Suzan Steinberg lived in Berkeley for 17 years as the owner of Stonemountain and Daughter Fabrics, located on Shattuck Avenue. But, unable to find affordable housing, she was forced to move to Oakland.

Steinberg finds herself among a growing group of people who work in Berkeley but reside outside the city — often due to the city’s high living costs.

“I never thought I’d leave Berkeley because of the creative diversity,” she said. “My work and business is here … (but) my husband and I couldn’t find a place in Berkeley that was affordable.”

Only 17.1 percent of Berkeley jobs are held by city residents, according to the city’s quarterly economic development report released Tuesday. By contrast, nearly 44 percent of Berkeley jobs were held by Berkeley residents in the 1990s, according to a city report compiled in 2000.

“We have a giant economic divide,” said Councilmember Kriss Worthington. “If you’re getting minimum wage working at a job, you can’t afford to live in the city of Berkeley.”

Though Steinberg owns her own business and dislikes commuting, she finds it less expensive to live in neighboring Oakland. In 1980, Steinberg’s rent for a large one-bedroom apartment was $250. By the time she left in 1995, rent had increased to $650.

Even in the last decade, rental prices have risen dramatically in Berkeley. In 2002, a two-bedroom unit in Berkeley cost $1,650 a month. By the end of 2012, the same unit averaged $1,995.

This issue also extends to houses in the city. Berkeley has one of the most expensive real estate markets in the Bay Area, with average home values exceeding $500,000, said Councilmember Jesse Arreguin.

The city suffers from a disparity between the supply of housing and the demand for homes, according to Polly Armstrong, CEO of the Berkeley Chamber of Commerce.

“The desirability of Berkeley and the growth of the campus has far outpaced our ability to get housing built,” Armstrong said. “People were being priced out … A better way of dealing with the problem might be to build more housing.”

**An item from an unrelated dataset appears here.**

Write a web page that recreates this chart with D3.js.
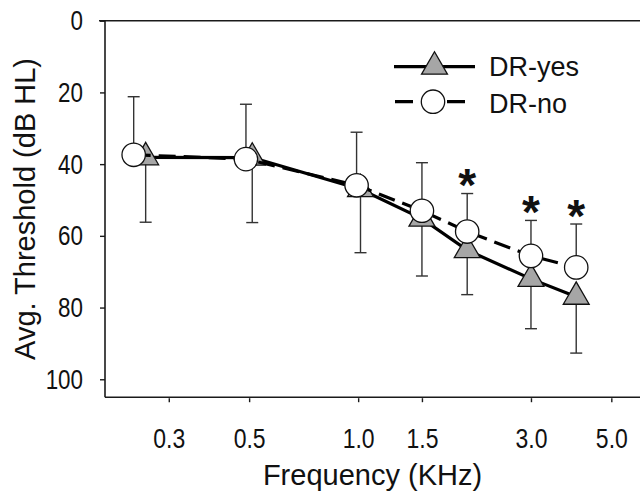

For Jacquelyn McCormick, a Berkeley resident who also works in Berkeley, the city’s unique environment and culture have kept her here, although she acknowledges the high housing costs.

“There’s the ability to discuss and debate points of view that just doesn’t really exist in many other places,” she said. “It’s a very intellectually stimulating environment … (but) there’s a schism between people who can afford to live here and the people who are barely making it.”

Arreguin believes there must be more done in this city to address this issue, such as building more housing close to where people work and creating public transit areas that may encourage people to live in the city.

“That was the best part of my life — to eliminate any type of commute, to walk to work or go home for lunch,” Steinberg said. “Berkeley is about being local, so when people have to live in Oakland, there’s a disconnect there … It’s vital to the local economy that we should be able to make housing available.”